Prime Minister Benjamin Netanyahu on Sunday doubled down on his call to involve the Shin Bet in the fight against the wave of violent crime in the Arab community, despite reported objections from the security service’s chief and the attorney general.
At the conclusion of a meeting with top police and Shin Bet officials, Netanyahu’s office said he instructed authorities to prepare for the security agency to become involved — overruling the opposing voices.
In addition, National Security Adviser Tzachi Hanegbi was tasked with presenting recommendations to tackle the issue next week.
“Despite the difficulties, the capabilities of the Shin Bet must be harnessed in the war against the mob families in the Arab community,” Netanyahu said.
After a spike in killings over the weekend, the number of Arabs killed by deadly violence in Israel this year shot up to 102, far more than the 35 slayings at the same point in 2022.
The meeting on Sunday was attended by Justice Minister Yariv Levin, National Security Minister Itamar Ben Gvir, Shin Bet chief Ronen Bar, Hanegbi, Attorney General Gali Baharav-Miara, Israel Police chief Kobi Shabtai, and other officials.
According to leaks from the meeting reported in Hebrew media outlets, Baharav-Miara and Bar raised objections to involving the Shin Bet in the battle, while Ben Gvir and Shabtai stressed the need for immediate action.
“If you knew that Shira Banki’s murderer was walking free before she was killed, and the police said they couldn’t deal with it, you would have brought the Shin Bet in to catch him. So why not here?” Ben Gvir reportedly asked, invoking the murder of a teenage girl during the 2016 Jerusalem Pride March by an ultra-Orthodox knifeman.

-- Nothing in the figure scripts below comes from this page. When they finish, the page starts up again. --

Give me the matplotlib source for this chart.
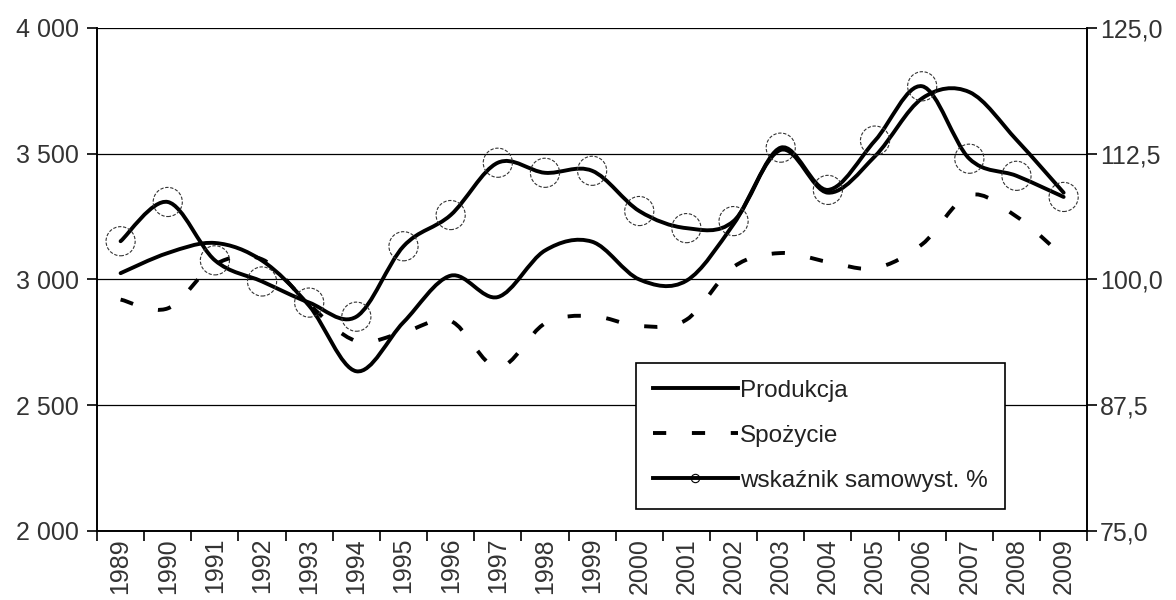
import numpy as np
import matplotlib.pyplot as plt
from matplotlib.path import Path
from matplotlib.patches import PathPatch
from matplotlib.lines import Line2D
from matplotlib.ticker import FuncFormatter

plt.rcParams['font.family'] = ['Liberation Sans', 'DejaVu Sans']

years = [str(y) for y in range(1989, 2010)]
produkcja = [3025, 3105, 3145, 3075, 2895, 2635, 2830, 3015, 2930, 3115, 3150,
             3000, 2995, 3220, 3515, 3345, 3490, 3720, 3745, 3555, 3345]
spozycie = [2920, 2885, 3060, 3080, 2900, 2755, 2790, 2835, 2650, 2825, 2855,
            2815, 2840, 3050, 3105, 3070, 3045, 3140, 3335, 3250, 3090]
wskaznik = [103.8, 107.7, 101.9, 99.8, 97.7, 96.3, 103.3, 106.4, 111.6, 110.6, 110.8,
            106.8, 105.1, 105.8, 113.1, 108.9, 113.8, 119.2, 112.0, 110.3, 108.2]
labels = ["Produkcja", "Spożycie", "wskaźnik samowyst. %"]


# smoothed line like the spreadsheet one (bezier through every point)
def smooth_path(x, y):
    x = np.asarray(x, float)
    y = np.asarray(y, float)
    n = len(x)
    verts = [(x[0], y[0])]
    codes = [Path.MOVETO]
    for i in range(n - 1):
        i0 = max(i - 1, 0)
        i3 = min(i + 2, n - 1)
        c1 = (x[i] + (x[i + 1] - x[i0]) / 6, y[i] + (y[i + 1] - y[i0]) / 6)
        c2 = (x[i + 1] - (x[i3] - x[i]) / 6, y[i + 1] - (y[i3] - y[i]) / 6)
        verts += [c1, c2, (x[i + 1], y[i + 1])]
        codes += [Path.CURVE4] * 3
    return Path(verts, codes)


x = np.arange(len(years))
lw = 2.8
dash = (0, (3.4, 6.6))
fs_tick = 18
fs_leg = 17.5

fig = plt.figure(figsize=(11.76, 6.0), dpi=100)
ax = fig.add_axes([0.0825, 0.115, 0.842, 0.8385])
ax2 = ax.twinx()

ax.set_xlim(-0.5, len(years) - 0.5)
ax.set_ylim(2000, 4000)
ax2.set_ylim(75, 125)

ax.set_yticks([2000, 2500, 3000, 3500, 4000])
ax2.set_yticks([75, 87.5, 100, 112.5, 125])
ax.yaxis.set_major_formatter(FuncFormatter(lambda v, p: f"{int(v):,}".replace(",", " ")))
ax2.yaxis.set_major_formatter(FuncFormatter(lambda v, p: f"{v:.1f}".replace(".", ",")))
ax.grid(axis='y', color='black', linewidth=0.9)
ax.set_axisbelow(True)

ax.set_xticks(x)
ax.set_xticklabels(years, rotation=90)
ax.set_xticks(np.arange(len(years) + 1) - 0.5, minor=True)
ax.tick_params(axis='x', which='major', length=0, pad=5)
ax.tick_params(axis='x', which='minor', length=7, width=1.2)
ax.tick_params(axis='y', length=7, width=1.2, pad=6)
ax2.tick_params(axis='y', length=7, width=1.2, pad=2)
for a in (ax, ax2):
    a.tick_params(labelsize=fs_tick, colors='black', labelcolor='#333333')
    a.spines['top'].set_visible(False)
    for s in ('left', 'right', 'bottom'):
        a.spines[s].set_linewidth(1.2)

ax.add_patch(PathPatch(smooth_path(x, produkcja), fill=False, color='black',
                       linewidth=lw, joinstyle='round', capstyle='round', zorder=3))
ax.add_patch(PathPatch(smooth_path(x, spozycie), fill=False, color='black',
                       linewidth=lw, linestyle=dash, capstyle='butt', zorder=3))
ax2.add_patch(PathPatch(smooth_path(x, wskaznik), fill=False, color='black',
                        linewidth=lw, joinstyle='round', capstyle='round', zorder=3))
ax2.scatter(x, wskaznik, s=440, facecolors='none', edgecolors='#333333',
            linewidths=0.8, linestyle=(0, (3, 1.5)), zorder=4)

handles = [
    Line2D([], [], color='black', linewidth=lw),
    Line2D([], [], color='black', linewidth=lw, linestyle=dash, dash_capstyle='butt'),
    Line2D([], [], color='black', linewidth=lw, marker='o', markersize=6,
           markerfacecolor='none', markeredgecolor='black', markeredgewidth=0.8),
]
leg = ax2.legend(handles, labels, loc='lower left', bbox_to_anchor=(0.544, 0.044),
                 fontsize=fs_leg, frameon=True, fancybox=False, handlelength=3.5,
                 handletextpad=0.1, labelspacing=0.95, borderpad=0.7,
                 borderaxespad=0)
leg.get_frame().set_edgecolor('black')
leg.get_frame().set_linewidth(1.2)
leg.get_frame().set_alpha(1)
for t in leg.get_texts():
    t.set_color('#222222')

fig.savefig("out.png", dpi=100)
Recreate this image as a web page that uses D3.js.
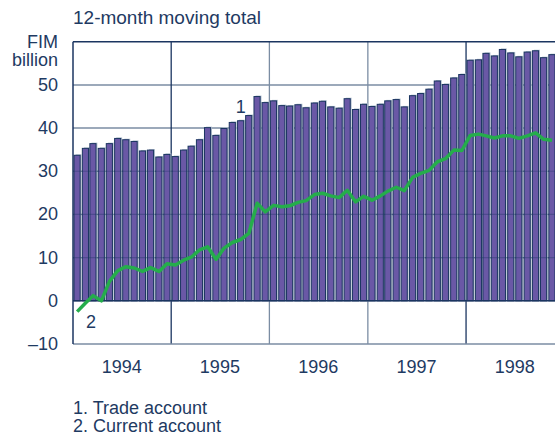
<!DOCTYPE html>
<html>
<head>
<meta charset="utf-8">
<script src="https://cdn.jsdelivr.net/npm/d3@7"></script>
<style>
body { margin: 0; background: #fff; }
svg { display: block; font-family: "Liberation Sans", Arial, sans-serif; }
</style>
</head>
<body>
<svg></svg>
<script>
var width = 555
var height = 435

var years = [1994, 1995, 1996, 1997, 1998]
var yTicks = [-10, 0, 10, 20, 30, 40, 50]

// 1. Trade account, 12-month moving total, Jan 1994 - Nov 1998
var trade = [
	33.7, 35.3, 36.4, 35.3, 36.4, 37.6, 37.3, 36.9, 34.7, 34.9, 33.3, 33.9,
	33.4, 34.9, 35.8, 37.3, 40.1, 38.3, 39.9, 41.3, 41.7, 42.9, 47.3, 45.9,
	46.3, 45.2, 45.1, 45.4, 44.7, 45.8, 46.2, 44.9, 44.6, 46.8, 44.3, 45.5,
	45.0, 45.5, 46.3, 46.6, 44.9, 47.5, 48.0, 49.0, 50.9, 50.1, 51.6, 52.4,
	55.7, 55.8, 57.3, 56.7, 58.2, 57.4, 56.5, 57.6, 57.9, 56.3, 57.0
]

// 2. Current account
var current = [
	-2.5, -0.5, 1.2, 0.0, 4.5, 7.0, 7.9, 7.6, 6.8, 7.7, 6.8, 8.6,
	8.3, 9.4, 10.1, 11.8, 12.5, 9.6, 12.2, 13.5, 14.2, 15.6, 22.6, 20.6,
	22.1, 21.8, 22.0, 22.8, 23.2, 24.6, 24.9, 24.3, 23.9, 25.6, 22.9, 24.2,
	23.3, 24.3, 25.4, 26.3, 25.5, 28.6, 29.5, 30.2, 32.2, 32.9, 34.9, 34.8,
	38.3, 38.6, 38.2, 37.7, 38.2, 38.2, 37.6, 38.2, 38.9, 37.4, 37.2
]

var navy = "#1b3560"
var textCol = "#1e3a62"
var gridCol = "#7b8da3"

var svg = d3.select("svg")
	.attr("width", width)
	.attr("height", height)

var plotLeft = 73, plotTop = 41.7, plotBottom = 344

var x = d3.scaleTime()
	.domain([new Date(1994, 0, 1), new Date(1999, 0, 1)])
	.range([plotLeft, plotLeft + 5 * 98.25])

var y = d3.scaleLinear()
	.domain([-10, 60])
	.range([plotBottom, plotTop])

var months = trade.map(function(d, i){ return new Date(1994, i, 1) })
var step = x(new Date(1994, 1, 1)) - x(new Date(1994, 0, 1))

function mid(i){
	return x(months[i]) + step / 2
}

// horizontal grid
svg.selectAll(".hgrid")
	.data([10, 20, 30, 40, 50])
	.join("line")
	.attr("class", "hgrid")
	.attr("x1", plotLeft)
	.attr("x2", width)
	.attr("y1", function(d){ return y(d) })
	.attr("y2", function(d){ return y(d) })
	.attr("stroke", gridCol)
	.attr("stroke-width", 1.5)

// year separators
svg.selectAll(".vgrid")
	.data(years.slice(1))
	.join("line")
	.attr("class", "vgrid")
	.attr("x1", function(d){ return x(new Date(d, 0, 1)) })
	.attr("x2", function(d){ return x(new Date(d, 0, 1)) })
	.attr("y1", plotTop)
	.attr("y2", plotBottom)
	.attr("stroke", function(d, i){ return (i == 0 || i == 3) ? navy : gridCol })
	.attr("stroke-width", 1.3)

// bar shadows
svg.selectAll(".shadow")
	.data(trade)
	.join("rect")
	.attr("class", "shadow")
	.attr("x", function(d, i){ return x(months[i]) + 2.6 })
	.attr("y", function(d){ return y(d) - 1 })
	.attr("width", step - 2.4)
	.attr("height", function(d){ return y(0) - y(d) })
	.attr("fill", "#b3c1cf")

svg.selectAll(".bar")
	.data(trade)
	.join("rect")
	.attr("class", "bar")
	.attr("x", function(d, i){ return x(months[i]) + 1 })
	.attr("y", function(d){ return y(d) })
	.attr("width", step - 2.2)
	.attr("height", function(d){ return y(0) - y(d) })
	.attr("fill", "#6a58a6")
	.attr("stroke", navy)
	.attr("stroke-width", 1)

// grid showing through bar gaps
svg.selectAll(".hgrid2")
	.data([10, 20, 30])
	.join("line")
	.attr("class", "hgrid2")
	.attr("x1", plotLeft)
	.attr("x2", width)
	.attr("y1", function(d){ return y(d) })
	.attr("y2", function(d){ return y(d) })
	.attr("stroke", navy)
	.attr("stroke-opacity", 0.35)
	.attr("stroke-width", 1.2)

// frame
svg.append("line")
	.attr("x1", plotLeft).attr("x2", width)
	.attr("y1", plotTop).attr("y2", plotTop)
	.attr("stroke", navy).attr("stroke-width", 1.5)
svg.append("line")
	.attr("x1", plotLeft).attr("x2", width)
	.attr("y1", y(0)).attr("y2", y(0))
	.attr("stroke", navy).attr("stroke-width", 1.5)
svg.append("line")
	.attr("x1", plotLeft).attr("x2", width)
	.attr("y1", plotBottom).attr("y2", plotBottom)
	.attr("stroke", gridCol).attr("stroke-width", 1.5)
svg.append("line")
	.attr("x1", plotLeft).attr("x2", plotLeft)
	.attr("y1", plotTop).attr("y2", plotBottom)
	.attr("stroke", navy).attr("stroke-width", 1.5)

var line = d3.line()
	.x(function(d, i){ return mid(i) })
	.y(function(d){ return y(d) })

svg.append("path")
	.datum(current)
	.attr("d", line)
	.attr("fill", "none")
	.attr("stroke", "#25ad4b")
	.attr("stroke-width", 3.5)
	.attr("stroke-linejoin", "round")

// y tick labels
svg.selectAll(".ylab")
	.data(yTicks)
	.join("text")
	.attr("class", "ylab")
	.attr("x", 58)
	.attr("y", function(d){ return y(d) + 6 })
	.attr("text-anchor", "end")
	.attr("font-size", 18)
	.attr("fill", textCol)
	.text(function(d){ return d < 0 ? "\u2013" + Math.abs(d) : d })

// year labels
svg.selectAll(".xlab")
	.data(years)
	.join("text")
	.attr("class", "xlab")
	.attr("x", function(d){ return x(new Date(d, 6, 1)) })
	.attr("y", 373)
	.attr("text-anchor", "middle")
	.attr("font-size", 18)
	.attr("fill", textCol)
	.text(function(d){ return d })

function label(txt, px, py, anchor, size){
	svg.append("text")
		.attr("x", px)
		.attr("y", py)
		.attr("text-anchor", anchor || "start")
		.attr("font-size", size || 18)
		.attr("fill", textCol)
		.text(txt)
}

label("12-month moving total", 73, 24, "start", 19)
label("FIM", 58, 48, "end")
label("billion", 58, 66, "end")
label("1", mid(20) - 5, 113)
label("2", 86, 328)
label("1. Trade account", 73, 414)
label("2. Current account", 73, 432)
</script>
</body>
</html>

“It can cause damage to the organization,” Bar replied. “We focus on thwarting terrorism. We assist the police, but it shouldn’t be our job. It will deprive us of resources, and there is concern that our sources will be exposed.”
Bar said that the crime wave required an improvement in police infrastructure and manpower and that the Shin Bet “is no panacea.”
According to a source familiar with the details of the meeting, the Shin Bet chief said the organization could help fight specific crime families where beneficial, but that it was no replacement for police.
“There will be an addition of policemen and the strength of the police will improve. It will take time but we need something immediate. We can’t wait,” said Shabtai.
“We oppose it,” Baharav-Miara reportedly said. “Changing the Shin Bet law will harm democracy.”
“We either change the law and say the Shin Bet will be trusted with dealing with crime families or we will do it through temporary provisions,” Ben Gvir said.
“It’s not just a legal problem. In order to convict, we will have to reveal investigative methods in court,” Baharav-Miara responded.
“I represented hilltop youth. You never revealed them. You were given privacy, you will receive it here as well,” Ben Gvir said, referring to his time as a lawyer when he took on Jewish extremists in the West Bank as clients.
“This is an incomprehensible situation, and it can’t go on like this. It needs an immediate solution,” Netanyahu said.
The Shin Bet is generally tasked only with fighting nationalistically motivated terror threats and many Arab leaders oppose the agency’s involvement in non-terror-related matters.
The Kan public broadcaster reported Sunday that Shabtai and Bar were set to sign off on a deal regulating intelligence sharing between Israel Police and the Shin Bet in the coming weeks.
According to the report, the document was written in response to days of violent unrest in cities with mixed Arab-Jewish populations in 2021 and dealt with cooperation on nationalistic activities in the Arab community.
However, the document also includes guidelines on how the two organizations can cooperate on criminal matters, without specifying what they are. Kan noted that some of the agreed-upon points are already being implemented, despite the fact that the deal has not yet been approved.
According to Channel 12 news on Sunday, the Shin Bet has assessed that it can support the police on matters that straddle the line between criminal and national security matters, such as weapons theft, and efforts by gangs to harm government and police officials.
However, they are opposed to intervening in internal conflicts like gang wars, femicides and battles over drug turf.
Police, politicians, and community leaders have struggled over the past several years to rein in criminal activity, which has driven spiking violence.
Many Arab community leaders blame authorities and the police, who they say have failed to crack down on powerful criminal organizations and largely ignore the violence, which includes family feuds, mafia turf wars, and violence against women. The communities have also suffered from years of neglect by state authorities.
In light of the soaring crime wave, there have been growing calls for the removal of Ben Gvir, who is in charge of the police.